Task goal: Copy nothing but the text: reproduce each line of the listing exactly and leave the pictures out.

Information shown:
########################################

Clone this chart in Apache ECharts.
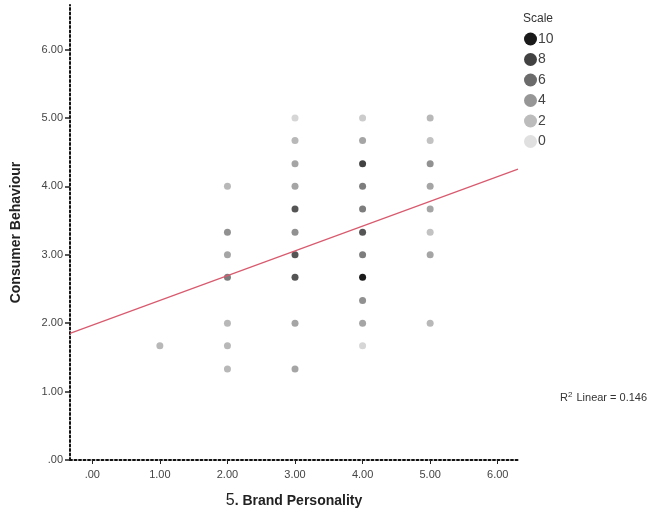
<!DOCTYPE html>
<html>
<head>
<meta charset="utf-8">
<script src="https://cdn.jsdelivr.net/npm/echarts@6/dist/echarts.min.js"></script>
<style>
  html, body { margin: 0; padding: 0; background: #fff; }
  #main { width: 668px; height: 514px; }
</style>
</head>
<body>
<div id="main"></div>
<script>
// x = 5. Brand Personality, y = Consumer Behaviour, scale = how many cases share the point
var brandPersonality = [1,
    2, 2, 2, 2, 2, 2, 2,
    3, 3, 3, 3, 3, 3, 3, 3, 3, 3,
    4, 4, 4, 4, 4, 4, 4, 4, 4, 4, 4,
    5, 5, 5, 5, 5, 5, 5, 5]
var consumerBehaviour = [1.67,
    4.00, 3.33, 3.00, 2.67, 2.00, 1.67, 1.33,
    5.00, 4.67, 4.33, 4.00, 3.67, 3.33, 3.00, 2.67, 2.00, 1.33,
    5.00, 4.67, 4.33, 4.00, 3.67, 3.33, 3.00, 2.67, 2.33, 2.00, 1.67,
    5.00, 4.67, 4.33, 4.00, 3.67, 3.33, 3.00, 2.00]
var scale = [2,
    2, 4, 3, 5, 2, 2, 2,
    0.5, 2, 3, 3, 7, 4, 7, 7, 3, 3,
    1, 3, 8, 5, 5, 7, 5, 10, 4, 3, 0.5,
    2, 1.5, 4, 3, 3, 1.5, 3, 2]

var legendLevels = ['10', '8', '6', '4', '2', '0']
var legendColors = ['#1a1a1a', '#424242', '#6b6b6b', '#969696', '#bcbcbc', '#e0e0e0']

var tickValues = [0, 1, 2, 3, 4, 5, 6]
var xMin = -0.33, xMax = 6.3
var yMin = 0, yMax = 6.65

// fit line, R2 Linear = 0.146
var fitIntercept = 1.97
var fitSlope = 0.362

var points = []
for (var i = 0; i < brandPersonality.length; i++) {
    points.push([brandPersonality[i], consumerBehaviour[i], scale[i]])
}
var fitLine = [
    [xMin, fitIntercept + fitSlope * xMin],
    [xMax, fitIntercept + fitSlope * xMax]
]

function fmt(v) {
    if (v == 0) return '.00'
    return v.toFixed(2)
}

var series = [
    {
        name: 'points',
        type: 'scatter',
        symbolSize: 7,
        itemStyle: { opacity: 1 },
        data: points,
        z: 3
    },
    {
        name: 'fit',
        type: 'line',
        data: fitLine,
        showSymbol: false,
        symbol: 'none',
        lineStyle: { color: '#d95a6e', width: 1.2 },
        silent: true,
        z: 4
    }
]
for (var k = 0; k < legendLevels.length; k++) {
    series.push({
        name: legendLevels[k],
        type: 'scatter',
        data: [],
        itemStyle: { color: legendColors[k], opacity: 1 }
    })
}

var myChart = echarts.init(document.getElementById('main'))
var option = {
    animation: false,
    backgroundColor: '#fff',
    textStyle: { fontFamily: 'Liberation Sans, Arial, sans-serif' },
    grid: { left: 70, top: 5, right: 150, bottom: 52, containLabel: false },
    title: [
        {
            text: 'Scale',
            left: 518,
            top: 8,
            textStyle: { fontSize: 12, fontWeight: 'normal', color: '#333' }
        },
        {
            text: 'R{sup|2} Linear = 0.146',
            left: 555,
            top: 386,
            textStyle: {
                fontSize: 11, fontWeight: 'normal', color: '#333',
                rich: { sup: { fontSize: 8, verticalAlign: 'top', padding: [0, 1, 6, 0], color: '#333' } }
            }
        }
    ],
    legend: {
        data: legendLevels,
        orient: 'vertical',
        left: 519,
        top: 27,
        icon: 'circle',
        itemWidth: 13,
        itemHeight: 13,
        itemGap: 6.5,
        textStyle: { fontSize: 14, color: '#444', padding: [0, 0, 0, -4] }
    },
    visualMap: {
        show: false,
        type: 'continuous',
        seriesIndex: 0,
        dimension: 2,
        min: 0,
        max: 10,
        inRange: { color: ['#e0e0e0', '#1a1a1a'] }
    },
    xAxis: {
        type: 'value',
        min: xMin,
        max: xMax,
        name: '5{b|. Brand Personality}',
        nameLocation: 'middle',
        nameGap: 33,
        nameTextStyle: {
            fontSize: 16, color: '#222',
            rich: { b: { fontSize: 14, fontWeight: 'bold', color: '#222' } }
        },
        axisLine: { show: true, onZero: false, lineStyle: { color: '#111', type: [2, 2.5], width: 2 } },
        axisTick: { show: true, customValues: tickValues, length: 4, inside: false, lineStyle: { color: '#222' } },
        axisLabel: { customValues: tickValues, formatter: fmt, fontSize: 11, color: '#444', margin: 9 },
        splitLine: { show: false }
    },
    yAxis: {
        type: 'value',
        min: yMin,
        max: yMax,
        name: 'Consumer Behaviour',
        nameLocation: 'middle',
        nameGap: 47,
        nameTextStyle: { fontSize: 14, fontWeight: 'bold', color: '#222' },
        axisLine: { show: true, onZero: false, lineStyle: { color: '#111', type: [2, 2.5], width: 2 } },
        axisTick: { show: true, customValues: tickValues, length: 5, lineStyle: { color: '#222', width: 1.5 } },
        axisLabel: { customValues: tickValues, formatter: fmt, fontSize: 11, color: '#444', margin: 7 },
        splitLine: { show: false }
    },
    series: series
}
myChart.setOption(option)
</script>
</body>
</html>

########################################

Complete output:
Clone this chart in Apache ECharts.
<!DOCTYPE html>
<html>
<head>
<meta charset="utf-8">
<script src="https://cdn.jsdelivr.net/npm/echarts@6/dist/echarts.min.js"></script>
<style>
  html, body { margin: 0; padding: 0; background: #fff; }
  #main { width: 668px; height: 514px; }
</style>
</head>
<body>
<div id="main"></div>
<script>
// x = 5. Brand Personality, y = Consumer Behaviour, scale = how many cases share the point
var brandPersonality = [1,
    2, 2, 2, 2, 2, 2, 2,
    3, 3, 3, 3, 3, 3, 3, 3, 3, 3,
    4, 4, 4, 4, 4, 4, 4, 4, 4, 4, 4,
    5, 5, 5, 5, 5, 5, 5, 5]
var consumerBehaviour = [1.67,
    4.00, 3.33, 3.00, 2.67, 2.00, 1.67, 1.33,
    5.00, 4.67, 4.33, 4.00, 3.67, 3.33, 3.00, 2.67, 2.00, 1.33,
    5.00, 4.67, 4.33, 4.00, 3.67, 3.33, 3.00, 2.67, 2.33, 2.00, 1.67,
    5.00, 4.67, 4.33, 4.00, 3.67, 3.33, 3.00, 2.00]
var scale = [2,
    2, 4, 3, 5, 2, 2, 2,
    0.5, 2, 3, 3, 7, 4, 7, 7, 3, 3,
    1, 3, 8, 5, 5, 7, 5, 10, 4, 3, 0.5,
    2, 1.5, 4, 3, 3, 1.5, 3, 2]

var legendLevels = ['10', '8', '6', '4', '2', '0']
var legendColors = ['#1a1a1a', '#424242', '#6b6b6b', '#969696', '#bcbcbc', '#e0e0e0']

var tickValues = [0, 1, 2, 3, 4, 5, 6]
var xMin = -0.33, xMax = 6.3
var yMin = 0, yMax = 6.65

// fit line, R2 Linear = 0.146
var fitIntercept = 1.97
var fitSlope = 0.362

var points = []
for (var i = 0; i < brandPersonality.length; i++) {
    points.push([brandPersonality[i], consumerBehaviour[i], scale[i]])
}
var fitLine = [
    [xMin, fitIntercept + fitSlope * xMin],
    [xMax, fitIntercept + fitSlope * xMax]
]

function fmt(v) {
    if (v == 0) return '.00'
    return v.toFixed(2)
}

var series = [
    {
        name: 'points',
        type: 'scatter',
        symbolSize: 7,
        itemStyle: { opacity: 1 },
        data: points,
        z: 3
    },
    {
        name: 'fit',
        type: 'line',
        data: fitLine,
        showSymbol: false,
        symbol: 'none',
        lineStyle: { color: '#d95a6e', width: 1.2 },
        silent: true,
        z: 4
    }
]
for (var k = 0; k < legendLevels.length; k++) {
    series.push({
        name: legendLevels[k],
        type: 'scatter',
        data: [],
        itemStyle: { color: legendColors[k], opacity: 1 }
    })
}

var myChart = echarts.init(document.getElementById('main'))
var option = {
    animation: false,
    backgroundColor: '#fff',
    textStyle: { fontFamily: 'Liberation Sans, Arial, sans-serif' },
    grid: { left: 70, top: 5, right: 150, bottom: 52, containLabel: false },
    title: [
        {
            text: 'Scale',
            left: 518,
            top: 8,
            textStyle: { fontSize: 12, fontWeight: 'normal', color: '#333' }
        },
        {
            text: 'R{sup|2} Linear = 0.146',
            left: 555,
            top: 386,
            textStyle: {
                fontSize: 11, fontWeight: 'normal', color: '#333',
                rich: { sup: { fontSize: 8, verticalAlign: 'top', padding: [0, 1, 6, 0], color: '#333' } }
            }
        }
    ],
    legend: {
        data: legendLevels,
        orient: 'vertical',
        left: 519,
        top: 27,
        icon: 'circle',
        itemWidth: 13,
        itemHeight: 13,
        itemGap: 6.5,
        textStyle: { fontSize: 14, color: '#444', padding: [0, 0, 0, -4] }
    },
    visualMap: {
        show: false,
        type: 'continuous',
        seriesIndex: 0,
        dimension: 2,
        min: 0,
        max: 10,
        inRange: { color: ['#e0e0e0', '#1a1a1a'] }
    },
    xAxis: {
        type: 'value',
        min: xMin,
        max: xMax,
        name: '5{b|. Brand Personality}',
        nameLocation: 'middle',
        nameGap: 33,
        nameTextStyle: {
            fontSize: 16, color: '#222',
            rich: { b: { fontSize: 14, fontWeight: 'bold', color: '#222' } }
        },
        axisLine: { show: true, onZero: false, lineStyle: { color: '#111', type: [2, 2.5], width: 2 } },
        axisTick: { show: true, customValues: tickValues, length: 4, inside: false, lineStyle: { color: '#222' } },
        axisLabel: { customValues: tickValues, formatter: fmt, fontSize: 11, color: '#444', margin: 9 },
        splitLine: { show: false }
    },
    yAxis: {
        type: 'value',
        min: yMin,
        max: yMax,
        name: 'Consumer Behaviour',
        nameLocation: 'middle',
        nameGap: 47,
        nameTextStyle: { fontSize: 14, fontWeight: 'bold', color: '#222' },
        axisLine: { show: true, onZero: false, lineStyle: { color: '#111', type: [2, 2.5], width: 2 } },
        axisTick: { show: true, customValues: tickValues, length: 5, lineStyle: { color: '#222', width: 1.5 } },
        axisLabel: { customValues: tickValues, formatter: fmt, fontSize: 11, color: '#444', margin: 7 },
        splitLine: { show: false }
    },
    series: series
}
myChart.setOption(option)
</script>
</body>
</html>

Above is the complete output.